神々のダンス
2021-10-16
自然は誰のために美しいのか?
山にほど近い温泉に行った時のことです。宿でもらった観光地図には目立った観光名所はなかったのですが「自然の森」という公園があったので、帰りに車で寄り道しました。公園は道や橋が整備されていて手軽に散策を楽しめる良いところでしたが、広いので全部を歩くのは大変そうです。地図を見ると反対側にも入り口があり、車ならぐるっと山を回ってそちらに出られるようなので行ってみることにしました。
その道の途中で谷川の橋を渡った時です。
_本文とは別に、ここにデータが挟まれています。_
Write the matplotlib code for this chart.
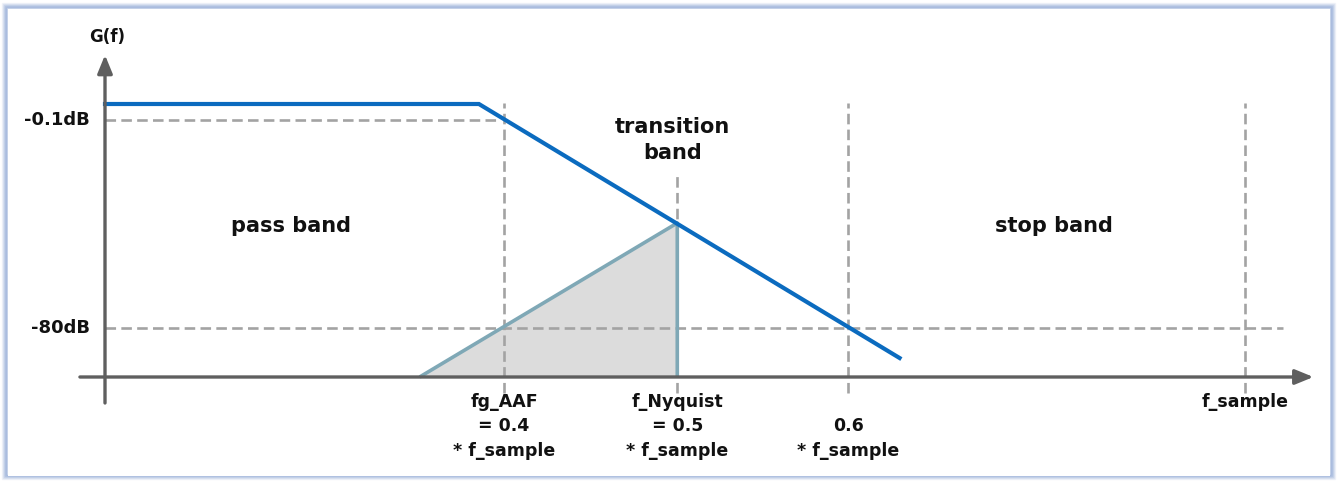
import numpy as np
import matplotlib
matplotlib.use("Agg")
import matplotlib.pyplot as plt
from matplotlib.patches import Rectangle, Polygon

# ---- schematic data (x in diagram units, f_sample = 1.0; y in diagram units) ----
resp_x = [0.0, 0.328, 0.697]          # filter response: flat pass band, then roll-off
resp_y = [2.73, 2.73, 0.19]
alias_x = [0.276, 0.502, 0.502]       # aliased (mirrored) component
alias_y = [0.0, 1.54, 0.0]
level_y = [2.57, 0.49]                # -0.1 dB and -80 dB levels
level_labels = ["-0.1dB", "-80dB"]
level_end_x = [0.345, 1.033]
vline_x = [0.350, 0.502, 0.652, 1.000]
vline_top = [2.74, 2.02, 2.74, 2.74]
tick_labels = ["fg_AAF\n= 0.4\n* f_sample", "f_Nyquist\n= 0.5\n* f_sample",
               "\n0.6\n* f_sample", "f_sample"]
band_labels = ["pass band", "transition\nband", "stop band"]
band_x = [0.163, 0.498, 0.832]
band_y = [1.51, 2.37, 1.51]

W, H = 1337, 482
fig = plt.figure(figsize=(W / 100, H / 100), dpi=100)
fig.patch.set_facecolor("white")

# frame with soft bluish border
fax = fig.add_axes([0, 0, 1, 1])
fax.set_xlim(0, W)
fax.set_ylim(H, 0)
fax.axis("off")
for i, a in enumerate([0.15, 0.3, 0.5, 0.7, 0.8, 0.5]):
    off = 1.5 + i
    fax.add_patch(Rectangle((off, off + 1), W - 2 * off - 1, H - 2 * off - 3,
                            fill=False, edgecolor="#9bb1d9", lw=1.0, alpha=a))
fax.add_patch(Rectangle((7.5, 8.5), W - 15, H - 15, facecolor="white", edgecolor="none"))

ax = fig.add_axes([0, 0, 1, 1])
ax.set_xlim(-105 / 1140, (W - 105) / 1140)
ax.set_ylim(-1.05, 3.77)
ax.axis("off")
ax.patch.set_alpha(0)

dash_kw = dict(color="#a3a3a3", lw=1.9, dashes=(4, 2))

# aliased triangle fill
ax.add_patch(Polygon(list(zip(alias_x, alias_y)), closed=True,
                     facecolor="#dcdcdc", edgecolor="none", zorder=1))

# dashed levels
for y, xe, lab in zip(level_y, level_end_x, level_labels):
    ax.plot([0, xe], [y, y], **dash_kw, zorder=2)
    ax.text(-0.013, y, lab, ha="right", va="center", fontsize=13,
            fontweight="bold", family="DejaVu Sans", color="#111111")

# vertical dashed lines
for x, top in zip(vline_x, vline_top):
    ax.plot([x, x], [-0.16, top], **dash_kw, zorder=2)

ax.plot(alias_x, alias_y, color="#7fa8b6", lw=2.6, zorder=3, solid_capstyle="butt")

# response
ax.plot(resp_x, resp_y, color="#0b6bbf", lw=3.0, zorder=4, solid_joinstyle="miter")

# axes arrows
ax.annotate("", xy=(1.060, 0), xytext=(-0.022, 0),
            arrowprops=dict(arrowstyle="-|>,head_length=1.1,head_width=0.45",
                            color="#5f5f5f", lw=2.4, shrinkA=0, shrinkB=0), zorder=5)
ax.annotate("", xy=(0, 3.22), xytext=(0, -0.26),
            arrowprops=dict(arrowstyle="-|>,head_length=1.1,head_width=0.45",
                            color="#5f5f5f", lw=2.4, shrinkA=0, shrinkB=0), zorder=5)

ax.text(0.002, 3.40, "G(f)", ha="center", va="center", fontsize=12,
        fontweight="bold", color="#111111")

for x, lab in zip(vline_x, tick_labels):
    ax.text(x, -0.16, lab, ha="center", va="top", fontsize=12.5,
            fontweight="bold", color="#111111", linespacing=1.45)

for x, y, lab in zip(band_x, band_y, band_labels):
    ax.text(x, y, lab, ha="center", va="center", fontsize=15,
            fontweight="bold", color="#111111", linespacing=1.35)

fig.savefig("out.png", dpi=100)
突然の美しい風景。急いで車を止めて外に出ました。色とりどりの木々、流量豊かな谷川、まるで造園師が設計したかのような配置。曇り空のせいで葉の色が濃く、流れの音が空気の清浄さを伝えてきます。
こんなに美しいのに、ここは観光地図に何も書いていないただの道の途中なのです。これは人間がこの地に来る前にもとからあった美しさ、人間のためのものではないことに気が付きました。
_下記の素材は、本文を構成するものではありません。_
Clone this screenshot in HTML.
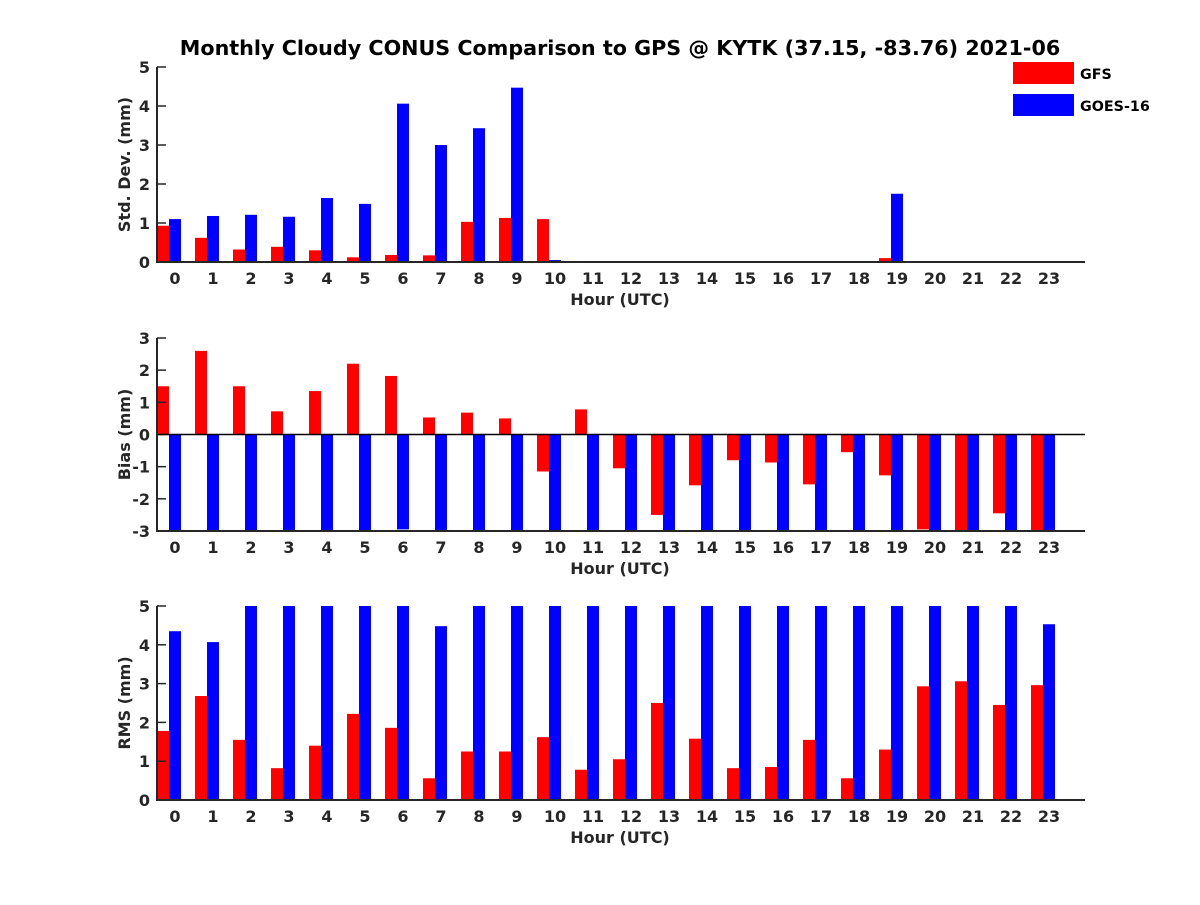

では誰が見るためにこのように美しいのか? 誰がこんなに美しくしたのか?
日本古来の宗教観では、山にも川にも木々一本一本にも神が宿っています。そしてそれらは時として人の姿をして現れます。この景色はそれらの神々が自分たちで見るために作ったものではないか? そう思って景色を見なおしてみると実に納得がいくのです。
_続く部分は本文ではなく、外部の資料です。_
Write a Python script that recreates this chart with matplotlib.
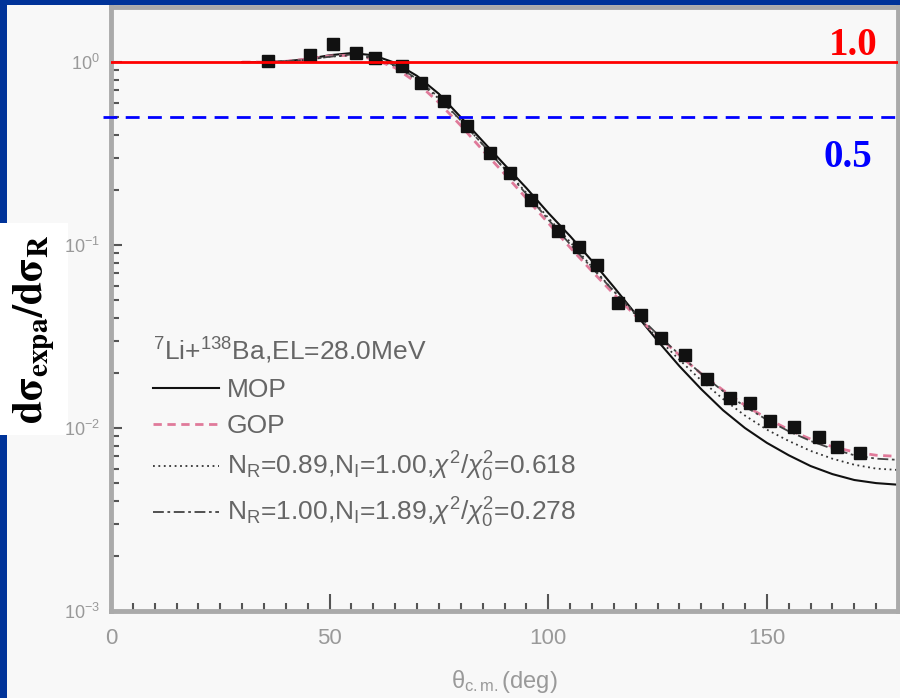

そういう、神々が住む山を描いてみたくなりました。曲にするために日本神話の「天の岩戸」をモチーフにし、あの景色の印象を音にしてみました。雨の岩戸伝説はご存知とは思いますが以下のようなあらすじです。
天の岩戸伝説
弟神のスサノオの数々の狼藉に、太陽の女神アマテラスはついに堪忍ならず洞穴にこもり巨大な岩戸で蓋をしてしまいました。この世は闇に包まれさまざまな災厄が起こりました。困った神々は一計を案じ、岩戸の前で宴会を開きます。技芸の女神アメノウズメの踊りが始まり、それがいっそう激しくエロティックになってくると場は大きく沸き上がります。歓声を聞いたアマテラスは「私がいないのに何を楽しんでるのか?」といぶかしがり岩戸を少し開けると、待ち受けていた怪力の神アメノタヂカラオが岩戸を開けアマテラスを引き出すことに成功します。こうしてこの世に明るさが戻ることになりました。
あまりクラシックギター風の曲でなくなってしまったかもしれませんが、ストーリーに合わせて作るのや、日本のお祭りのリズムや雰囲気を残しつつ西洋楽器のギターに合うように工夫するのは楽しかったです。
そういえば10月は日本中の神々が集まって平和会議をする月ですね。なんと素晴らしい月でしょうか。